Que te engañen duele, duele incluso cuando no te lo hacen a ti. Odias a ese tío que provoca que las mejillas de tu amiga estén siempre húmedas. Que camina con la cabeza gacha y que no puede ni comer porque el estómago se le ha encogido como su corazón se ha hecho añicos.

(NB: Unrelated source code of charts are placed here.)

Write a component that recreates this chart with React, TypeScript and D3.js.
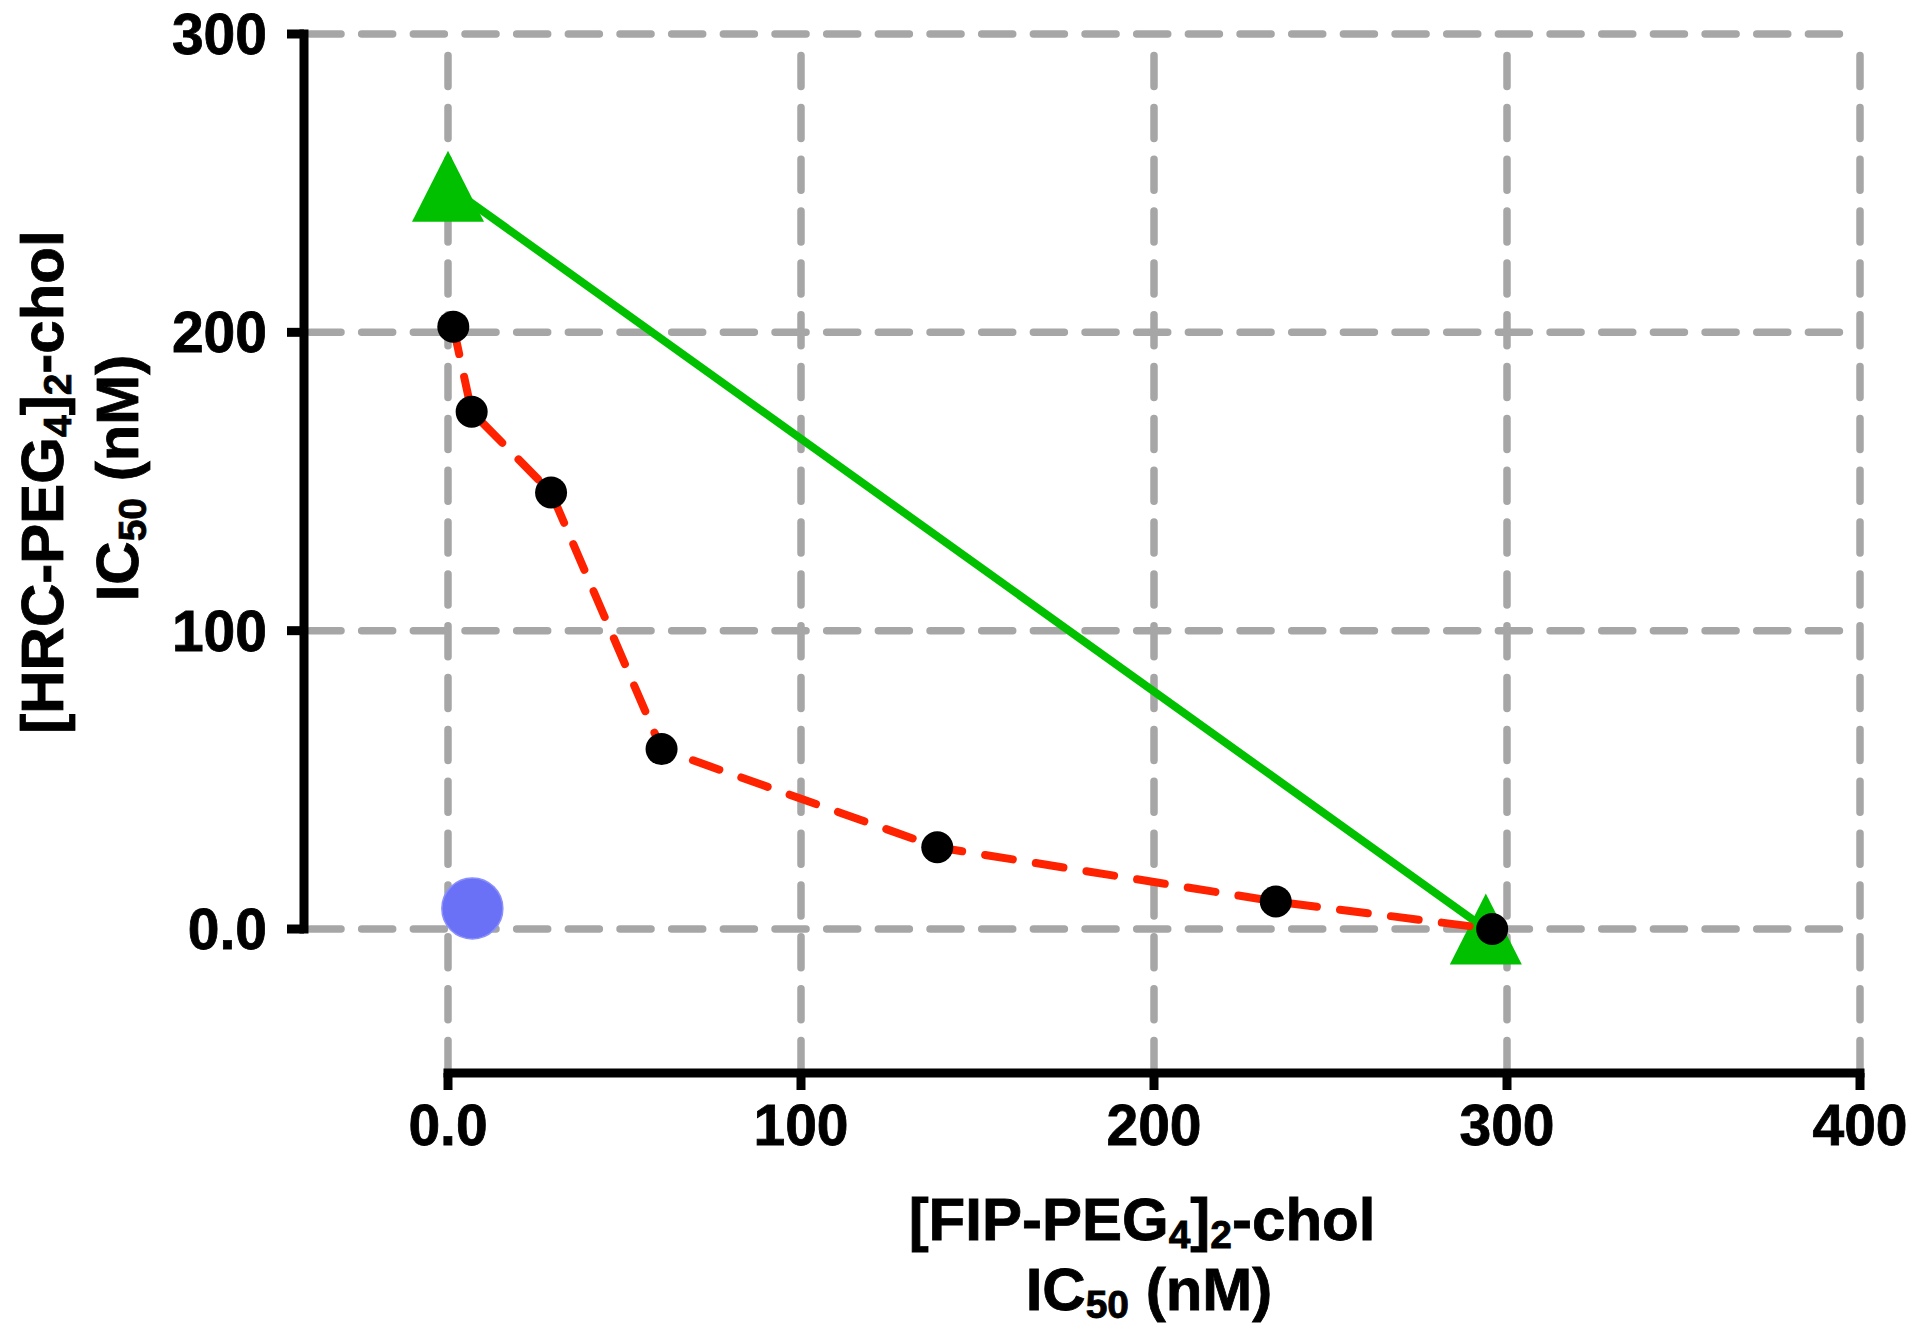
import React from "react";
import * as d3 from "d3";

// ---- data ----
const xTicks = [0, 100, 200, 300, 400];
const yTicks = [0, 100, 200, 300];
const xTickLabels = ["0.0", "100", "200", "300", "400"];
const yTickLabels = ["0.0", "100", "200", "300"];

// isobologram experimental points (black dots, red dashed line)
const comboX = [1.5, 6.7, 29.2, 60.5, 138.6, 234.5, 295.8];
const comboY = [201.9, 173.4, 146.3, 60.3, 27.4, 9.2, 0];

// additivity line (green triangles)
const additiveX = [0, 294];
const additiveY = [249, 0];

// single blue point
const blueX = [6.9];
const blueY = [6.9];

const W = 1920;
const H = 1339;

export default function App() {
  const x = d3.scaleLinear().domain([0, 400]).range([448, 1860]);
  const y = d3.scaleLinear().domain([0, 300]).range([929, 34]);
  const yAxisX = 304;
  const xAxisY = 1073;

  const font = "'Liberation Sans', Arial, Helvetica, sans-serif";
  const grid = "#a6a6a6";

  const line = d3
    .line<[number, number]>()
    .x((d) => x(d[0]))
    .y((d) => y(d[1]));

  const comboPts: [number, number][] = comboX.map((v, i) => [v, comboY[i]]);
  const addPts: [number, number][] = additiveX.map((v, i) => [v, additiveY[i]]);

  const triW = 72;
  const triH = 71;
  const triPath = (cx: number, cy: number) =>
    `M${cx},${cy - triH / 2}L${cx + triW / 2},${cy + triH / 2}L${cx - triW / 2},${cy + triH / 2}Z`;

  return (
    <div style={{ position: "absolute", left: 0, top: 0 }}>
      <svg width={W} height={H} viewBox={`0 0 ${W} ${H}`} style={{ display: "block", background: "#fff" }}>
        <rect x={0} y={0} width={W} height={H} fill="#fff" />
        {/* grid */}
        <g stroke={grid} strokeWidth={7.5} strokeLinecap="round" fill="none">
          {yTicks.map((t) => (
            <line key={"h" + t} x1={310} x2={x(400)} y1={y(t)} y2={y(t)} strokeDasharray="31 20.67" />
          ))}
          {xTicks.map((t) => (
            <line key={"v" + t} x1={x(t)} x2={x(t)} y1={1071.5} y2={y(300) + 14} strokeDasharray="31 20.84" />
          ))}
        </g>

        {/* axes */}
        <g stroke="#000" strokeWidth={9} fill="none">
          <line x1={yAxisX} x2={yAxisX} y1={y(300)} y2={y(0)} strokeLinecap="square" />
          {yTicks.map((t) => (
            <line key={"yt" + t} x1={yAxisX - 17} x2={yAxisX} y1={y(t)} y2={y(t)} />
          ))}
          <line x1={x(0)} x2={x(400)} y1={xAxisY} y2={xAxisY} strokeLinecap="square" />
          {xTicks.map((t) => (
            <line key={"xt" + t} x1={x(t)} x2={x(t)} y1={xAxisY} y2={xAxisY + 17} />
          ))}
        </g>

        {/* tick labels */}
        <g fontFamily={font} fontWeight="bold" fontSize={57} fill="#000" stroke="#000" strokeWidth={0.8}>
          {yTicks.map((t, i) => (
            <text key={"yl" + t} x={267} y={y(t) + 20} textAnchor="end">
              {yTickLabels[i]}
            </text>
          ))}
          {xTicks.map((t, i) => (
            <text key={"xl" + t} x={x(t)} y={1145} textAnchor="middle">
              {xTickLabels[i]}
            </text>
          ))}
        </g>

        {/* green additivity line + triangles */}
        <path d={line(addPts) || ""} stroke="#00c000" strokeWidth={8} fill="none" />
        {addPts.map((p, i) => (
          <path key={"tri" + i} d={triPath(x(p[0]), y(p[1]))} fill="#00c000" />
        ))}

        {/* blue point */}
        {blueX.map((v, i) => (
          <circle key={"b" + i} cx={x(v)} cy={y(blueY[i])} r={30.5} fill="#6a71f7" stroke="#8a90fb" strokeWidth={1.5} />
        ))}

        {/* red dashed combination line */}
        <path
          d={line(comboPts) || ""}
          stroke="#ff2200"
          strokeWidth={8}
          fill="none"
          strokeDasharray="28 23.3"
          strokeLinecap="round"
          strokeLinejoin="round"
        />
        {comboPts.map((p, i) => (
          <circle key={"c" + i} cx={x(p[0])} cy={y(p[1])} r={16} fill="#000" />
        ))}

        {/* axis titles */}
        <g fontFamily={font} fontWeight="bold" fontSize={60} fill="#000" stroke="#000" strokeWidth={0.8}>
          <text x={1142} y={1240} textAnchor="middle">
            [FIP-PEG<tspan fontSize={39} dy={8}>4</tspan>
            <tspan dy={-8}>]</tspan>
            <tspan fontSize={39} dy={8}>2</tspan>
            <tspan dy={-8}>-chol</tspan>
          </text>
          <text x={1149} y={1310} textAnchor="middle">
            IC<tspan fontSize={39} dy={8}>50</tspan>
            <tspan dy={-8}> (nM)</tspan>
          </text>
          <text transform="translate(63,482) rotate(-90)" textAnchor="middle">
            [HRC-PEG<tspan fontSize={39} dy={8}>4</tspan>
            <tspan dy={-8}>]</tspan>
            <tspan fontSize={39} dy={8}>2</tspan>
            <tspan dy={-8}>-chol</tspan>
          </text>
          <text transform="translate(138,478) rotate(-90)" textAnchor="middle">
            IC<tspan fontSize={39} dy={8}>50</tspan>
            <tspan dy={-8}> (nM)</tspan>
          </text>
        </g>
      </svg>
    </div>
  );
}
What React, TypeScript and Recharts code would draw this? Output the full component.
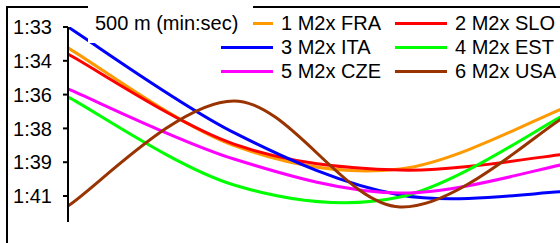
import React from "react";
import { Line, LineChart, XAxis, YAxis } from "recharts";

// 500 m splits (seconds)
const legs = ["500", "1000", "1500", "2000"];
const crews = ["1 M2x FRA", "2 M2x SLO", "3 M2x ITA", "4 M2x EST", "5 M2x CZE", "6 M2x USA"];
const colors = ["#FF9900", "#FF0000", "#0000FF", "#00FF00", "#FF00FF", "#993300"];

const fra = [93.79, 98.41, 99.52, 96.59];
const slo = [94.08, 98.34, 99.57, 98.81];
const ita = [92.8, 97.8, 100.75, 100.59];
const est = [96.11, 100.28, 100.85, 96.92];
const cze = [95.73, 99.05, 100.66, 99.28];
const usa = [101.27, 96.3, 101.32, 97.01];

const yTicks = [92.8, 94.4, 96, 97.6, 99.2, 100.8];

const series = [fra, slo, ita, est, cze, usa];
const data = legs.map((leg, i) => {
  const row: Record<string, number | string> = { idx: i, leg };
  crews.forEach((c, k) => (row[c] = series[k][i]));
  return row;
});

const fmt = (v: number) => {
  const s = Math.round(v);
  return `${Math.floor(s / 60)}:${String(s % 60).padStart(2, "0")}`;
};

// Excel-like smoothed line (Catmull-Rom through the points)
function smooth(context: any) {
  let pts: number[][] = [];
  return {
    areaStart() {},
    areaEnd() {},
    lineStart() {
      pts = [];
    },
    point(x: number, y: number) {
      pts.push([+x, +y]);
    },
    lineEnd() {
      if (!pts.length) return;
      context.moveTo(pts[0][0], pts[0][1]);
      for (let i = 0; i < pts.length - 1; i++) {
        const p0 = pts[i - 1] || pts[i];
        const p1 = pts[i];
        const p2 = pts[i + 1];
        const p3 = pts[i + 2] || p2;
        context.bezierCurveTo(
          p1[0] + (p2[0] - p0[0]) / 6,
          p1[1] + (p2[1] - p0[1]) / 6,
          p2[0] - (p3[0] - p1[0]) / 6,
          p2[1] - (p3[1] - p1[1]) / 6,
          p2[0],
          p2[1]
        );
      }
    },
  };
}

const font = '"Liberation Sans", Arial, sans-serif';
const rowTops = [13, 37, 61];
const colX = [221, 395];

export default function App() {
  return (
    <div
      style={{
        position: "absolute",
        left: 0,
        top: 0,
        width: 560,
        height: 243,
        overflow: "hidden",
        background: "#fff",
        fontFamily: font,
      }}
    >
      <div
        style={{
          position: "absolute",
          left: 6,
          top: 6,
          width: 600,
          height: 300,
          borderLeft: "2px solid #000",
          borderTop: "2px solid #000",
        }}
      />
      <div style={{ position: "absolute", left: 0, top: 0 }}>
        <LineChart
          width={570}
          height={243}
          data={data}
          margin={{ top: 27, right: 4, bottom: 21, left: 0 }}
          style={{ fontFamily: font }}
        >
          <XAxis dataKey="idx" type="number" domain={[0, 3]} hide />
          <YAxis
            type="number"
            reversed
            width={68}
            domain={[92.8, 102.03]}
            ticks={yTicks}
            interval={0}
            allowDataOverflow
            tickFormatter={fmt}
            tick={{ fill: "#000", fontSize: 20 }}
            tickSize={5}
            tickMargin={11}
            axisLine={{ stroke: "#000", strokeWidth: 2 }}
            tickLine={{ stroke: "#000", strokeWidth: 2 }}
          />
          {crews.map((c, k) => (
            <Line
              key={c}
              dataKey={c}
              type={smooth as any}
              stroke={colors[k]}
              strokeWidth={3}
              dot={false}
              activeDot={false}
              isAnimationActive={false}
            />
          ))}
        </LineChart>
      </div>
      {crews.map((c, k) => {
        const top = rowTops[Math.floor(k / 2)];
        const x = colX[k % 2];
        return (
          <React.Fragment key={c}>
            <div
              style={{
                position: "absolute",
                left: x,
                top: top + 8.5,
                width: 52,
                height: 3,
                background: colors[k],
              }}
            />
            <div
              style={{
                position: "absolute",
                left: x + 60,
                top,
                fontSize: 20,
                lineHeight: "20px",
                whiteSpace: "nowrap",
                color: "#000",
              }}
            >
              {c}
            </div>
          </React.Fragment>
        );
      })}
      <div
        style={{
          position: "absolute",
          left: 88,
          top: 0,
          width: 165,
          height: 43,
          background: "#fff",
        }}
      >
        <div
          style={{
            position: "absolute",
            left: 7,
            top: 13,
            fontSize: 20,
            lineHeight: "20px",
            whiteSpace: "nowrap",
            color: "#000",
          }}
        >
          500 m (min:sec)
        </div>
      </div>
    </div>
  );
}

Qué cabrón, qué cerdo, cómo ha podido…  Tu sabes que tu amiga es lo mejor que podrá tener, que como lo cuida ella no va a tener otra igual. Deseas que algún día el también sufra y,  si puede ser más, mejor. Y piensas todo eso aun sabiendo que el tipo en cuestión era un muermo. Un aburrido simplón con poca o nada iniciativa pero que a su lado tu amiga era feliz.

O eso creía ella.

Porque un buen día las mejillas se secan, brillan por los polvos rosáceos que resaltan sus pómulos. El eyeliner delinea perfectamente sus ojos negros, vivos y… ese corazón… ¡ese corazón tan grande! Late a tres mil revoluciones cuando abre la puerta de la cafetería y se encuentra con él. Y descubre el amor, el amor de verdad. El de palabras bonitas, el de detalles porque sí, el de hablar hasta las mil, el de reírse, el de hacer viajes, el de saborear un Rioja rodeados de viñedos… Y en esa estampa, mirando como el sol se esconde entre las viñas, sonríe.

 

Sí, que te engañen duele, pero no conocer el amor de verdad duele más. Así que llorad, gritad, enfureceos, estáis en vuestro derecho, pero sobre todo aprended. Y con el tiempo entenderéis que si se ha ido, es porque aún no había llegado el atardecer que os merecéis.